Scientific Reports (Nov 2021)

Reduced and stable feature sets selection with random forest for neurons segmentation in histological images of macaque brain

  • C. Bouvier,
  • N. Souedet,
  • J. Levy,
  • C. Jan,
  • Z. You,
  • A.-S. Herard,
  • G. Mergoil,
  • B. H. Rodriguez,
  • C. Clouchoux,
  • T. Delzescaux

DOI
https://doi.org/10.1038/s41598-021-02344-6
Journal volume & issue
Vol. 11, no. 1
pp. 1 – 17

Abstract

Read online

Abstract In preclinical research, histology images are produced using powerful optical microscopes to digitize entire sections at cell scale. Quantification of stained tissue relies on machine learning driven segmentation. However, such methods require multiple additional information, or features, which are increasing the quantity of data to process.
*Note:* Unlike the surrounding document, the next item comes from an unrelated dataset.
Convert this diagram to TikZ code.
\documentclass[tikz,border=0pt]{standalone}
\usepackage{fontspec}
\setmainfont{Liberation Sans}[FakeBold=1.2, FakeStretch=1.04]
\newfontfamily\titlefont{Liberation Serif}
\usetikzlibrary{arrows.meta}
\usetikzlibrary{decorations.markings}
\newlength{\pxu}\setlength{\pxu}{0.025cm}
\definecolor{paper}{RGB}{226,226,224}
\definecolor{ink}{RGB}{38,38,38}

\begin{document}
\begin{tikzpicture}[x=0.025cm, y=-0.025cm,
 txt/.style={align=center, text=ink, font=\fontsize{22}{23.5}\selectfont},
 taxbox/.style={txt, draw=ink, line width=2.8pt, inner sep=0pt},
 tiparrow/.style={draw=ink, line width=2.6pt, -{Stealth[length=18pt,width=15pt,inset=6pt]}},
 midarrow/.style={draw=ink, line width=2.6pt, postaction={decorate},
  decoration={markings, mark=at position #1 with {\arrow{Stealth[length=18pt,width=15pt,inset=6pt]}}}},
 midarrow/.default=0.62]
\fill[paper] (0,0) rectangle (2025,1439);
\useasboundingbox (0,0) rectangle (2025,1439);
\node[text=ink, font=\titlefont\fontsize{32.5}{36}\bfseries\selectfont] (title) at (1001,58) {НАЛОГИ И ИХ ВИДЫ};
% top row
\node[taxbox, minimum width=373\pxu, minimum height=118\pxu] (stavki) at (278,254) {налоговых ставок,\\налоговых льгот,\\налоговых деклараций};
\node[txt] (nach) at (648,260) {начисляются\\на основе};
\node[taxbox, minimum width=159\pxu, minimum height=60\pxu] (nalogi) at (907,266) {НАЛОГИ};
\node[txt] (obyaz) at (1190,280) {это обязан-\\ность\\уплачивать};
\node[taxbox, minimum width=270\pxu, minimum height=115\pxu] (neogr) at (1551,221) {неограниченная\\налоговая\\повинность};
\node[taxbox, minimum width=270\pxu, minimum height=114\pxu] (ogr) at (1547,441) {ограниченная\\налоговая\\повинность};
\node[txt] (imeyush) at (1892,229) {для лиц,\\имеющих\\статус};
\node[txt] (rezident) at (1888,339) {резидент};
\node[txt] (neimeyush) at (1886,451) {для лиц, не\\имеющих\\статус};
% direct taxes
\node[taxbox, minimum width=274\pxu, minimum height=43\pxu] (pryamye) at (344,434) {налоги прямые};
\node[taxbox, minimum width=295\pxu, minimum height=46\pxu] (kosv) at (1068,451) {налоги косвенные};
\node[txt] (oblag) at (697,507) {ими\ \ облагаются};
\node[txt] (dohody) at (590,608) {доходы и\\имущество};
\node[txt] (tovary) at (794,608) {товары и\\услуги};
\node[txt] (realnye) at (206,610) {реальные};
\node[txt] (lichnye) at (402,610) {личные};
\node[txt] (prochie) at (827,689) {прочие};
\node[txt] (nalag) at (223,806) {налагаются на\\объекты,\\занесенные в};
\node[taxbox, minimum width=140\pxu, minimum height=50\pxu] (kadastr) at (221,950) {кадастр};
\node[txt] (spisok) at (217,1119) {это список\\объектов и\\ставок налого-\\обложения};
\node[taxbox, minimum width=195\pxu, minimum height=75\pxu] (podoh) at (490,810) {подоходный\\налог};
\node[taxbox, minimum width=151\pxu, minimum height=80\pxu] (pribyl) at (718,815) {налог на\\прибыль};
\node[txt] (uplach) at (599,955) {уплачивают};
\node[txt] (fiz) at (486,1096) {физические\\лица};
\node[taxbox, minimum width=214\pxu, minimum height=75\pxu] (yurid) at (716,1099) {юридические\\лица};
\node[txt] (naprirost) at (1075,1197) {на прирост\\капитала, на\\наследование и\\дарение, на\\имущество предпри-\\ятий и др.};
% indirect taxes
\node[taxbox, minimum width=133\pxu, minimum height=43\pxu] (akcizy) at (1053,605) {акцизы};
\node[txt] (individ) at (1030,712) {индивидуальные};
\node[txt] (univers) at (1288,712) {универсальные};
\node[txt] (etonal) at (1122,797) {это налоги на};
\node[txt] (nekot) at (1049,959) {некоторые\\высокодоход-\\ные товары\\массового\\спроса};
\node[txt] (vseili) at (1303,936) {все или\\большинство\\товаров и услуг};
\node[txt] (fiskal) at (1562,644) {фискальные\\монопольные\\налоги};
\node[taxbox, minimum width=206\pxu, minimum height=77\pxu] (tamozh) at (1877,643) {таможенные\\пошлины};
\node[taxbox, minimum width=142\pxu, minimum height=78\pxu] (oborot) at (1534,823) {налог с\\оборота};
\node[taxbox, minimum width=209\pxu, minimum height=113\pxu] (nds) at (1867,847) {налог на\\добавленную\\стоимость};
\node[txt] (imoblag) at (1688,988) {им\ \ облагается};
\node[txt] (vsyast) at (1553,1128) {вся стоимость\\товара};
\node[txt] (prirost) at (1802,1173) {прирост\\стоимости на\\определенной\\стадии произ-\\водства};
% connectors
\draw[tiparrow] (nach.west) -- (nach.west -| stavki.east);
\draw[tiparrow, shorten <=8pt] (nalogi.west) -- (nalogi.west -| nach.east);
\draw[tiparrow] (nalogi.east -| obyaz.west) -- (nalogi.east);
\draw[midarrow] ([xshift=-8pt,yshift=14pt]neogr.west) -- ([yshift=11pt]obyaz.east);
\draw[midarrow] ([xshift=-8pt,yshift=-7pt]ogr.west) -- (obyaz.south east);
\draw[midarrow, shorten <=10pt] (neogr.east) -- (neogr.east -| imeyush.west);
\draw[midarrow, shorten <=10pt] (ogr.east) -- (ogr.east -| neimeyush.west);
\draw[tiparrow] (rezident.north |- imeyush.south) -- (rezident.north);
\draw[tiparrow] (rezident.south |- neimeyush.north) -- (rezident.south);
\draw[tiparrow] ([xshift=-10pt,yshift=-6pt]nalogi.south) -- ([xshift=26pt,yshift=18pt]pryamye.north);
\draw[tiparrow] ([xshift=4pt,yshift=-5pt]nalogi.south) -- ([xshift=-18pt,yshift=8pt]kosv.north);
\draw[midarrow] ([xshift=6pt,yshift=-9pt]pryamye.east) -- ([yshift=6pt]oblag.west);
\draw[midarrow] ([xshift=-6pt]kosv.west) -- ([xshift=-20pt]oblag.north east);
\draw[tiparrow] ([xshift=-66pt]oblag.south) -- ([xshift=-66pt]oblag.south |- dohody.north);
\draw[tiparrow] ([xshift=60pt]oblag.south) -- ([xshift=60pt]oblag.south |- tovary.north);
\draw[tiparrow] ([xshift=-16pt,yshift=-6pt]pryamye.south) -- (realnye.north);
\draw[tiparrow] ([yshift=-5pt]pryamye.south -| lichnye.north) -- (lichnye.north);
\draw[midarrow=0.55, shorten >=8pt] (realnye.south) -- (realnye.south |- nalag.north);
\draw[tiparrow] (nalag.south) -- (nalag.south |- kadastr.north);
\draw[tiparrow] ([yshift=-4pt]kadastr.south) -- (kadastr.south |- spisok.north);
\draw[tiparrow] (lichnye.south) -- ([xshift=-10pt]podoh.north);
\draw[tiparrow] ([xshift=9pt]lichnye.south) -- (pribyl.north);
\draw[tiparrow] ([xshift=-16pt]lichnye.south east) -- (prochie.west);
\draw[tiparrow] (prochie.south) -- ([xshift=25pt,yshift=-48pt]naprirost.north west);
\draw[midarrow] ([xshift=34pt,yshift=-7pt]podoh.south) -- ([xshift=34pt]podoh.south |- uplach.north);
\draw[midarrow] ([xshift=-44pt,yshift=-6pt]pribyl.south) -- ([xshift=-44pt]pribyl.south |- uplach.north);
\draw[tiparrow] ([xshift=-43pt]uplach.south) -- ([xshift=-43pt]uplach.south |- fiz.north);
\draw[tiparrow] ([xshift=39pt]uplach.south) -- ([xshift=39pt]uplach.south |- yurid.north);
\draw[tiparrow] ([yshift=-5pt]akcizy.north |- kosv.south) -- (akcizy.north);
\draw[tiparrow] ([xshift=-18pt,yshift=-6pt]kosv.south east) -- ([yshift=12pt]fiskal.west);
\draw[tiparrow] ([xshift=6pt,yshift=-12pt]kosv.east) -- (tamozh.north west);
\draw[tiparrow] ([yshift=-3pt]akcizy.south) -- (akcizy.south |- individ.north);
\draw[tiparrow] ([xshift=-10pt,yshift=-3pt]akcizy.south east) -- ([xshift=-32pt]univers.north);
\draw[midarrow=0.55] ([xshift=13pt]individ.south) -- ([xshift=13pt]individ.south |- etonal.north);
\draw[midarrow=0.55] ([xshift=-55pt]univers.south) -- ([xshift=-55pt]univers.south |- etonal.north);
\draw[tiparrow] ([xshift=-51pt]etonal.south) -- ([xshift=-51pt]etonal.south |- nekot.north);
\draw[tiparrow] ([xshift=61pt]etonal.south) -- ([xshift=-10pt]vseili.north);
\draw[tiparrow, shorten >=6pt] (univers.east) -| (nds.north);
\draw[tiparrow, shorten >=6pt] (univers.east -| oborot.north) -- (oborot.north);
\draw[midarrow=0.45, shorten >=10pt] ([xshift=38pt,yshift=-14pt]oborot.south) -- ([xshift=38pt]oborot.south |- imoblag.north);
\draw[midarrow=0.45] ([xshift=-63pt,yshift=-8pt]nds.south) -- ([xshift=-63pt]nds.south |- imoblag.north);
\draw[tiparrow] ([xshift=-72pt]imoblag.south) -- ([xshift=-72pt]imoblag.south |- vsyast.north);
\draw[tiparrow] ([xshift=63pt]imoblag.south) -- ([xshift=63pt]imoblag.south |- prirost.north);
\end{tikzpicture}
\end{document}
As a result, the quantity of features to deal with represents a drawback to process large series or massive histological images rapidly in a robust manner. Existing feature selection methods can reduce the amount of required information but the selected subsets lack reproducibility. We propose a novel methodology operating on high performance computing (HPC) infrastructures and aiming at finding small and stable sets of features for fast and robust segmentation of high-resolution histological images. This selection has two steps: (1) selection at features families scale (an intermediate pool of features, between spaces and individual features) and (2) feature selection performed on pre-selected features families. We show that the selected sets of features are stables for two different neuron staining. In order to test different configurations, one of these dataset is a mono-subject dataset and the other is a multi-subjects dataset to test different configurations. Furthermore, the feature selection results in a significant reduction of computation time and memory cost. This methodology will allow exhaustive histological studies at a high-resolution scale on HPC infrastructures for both preclinical and clinical research.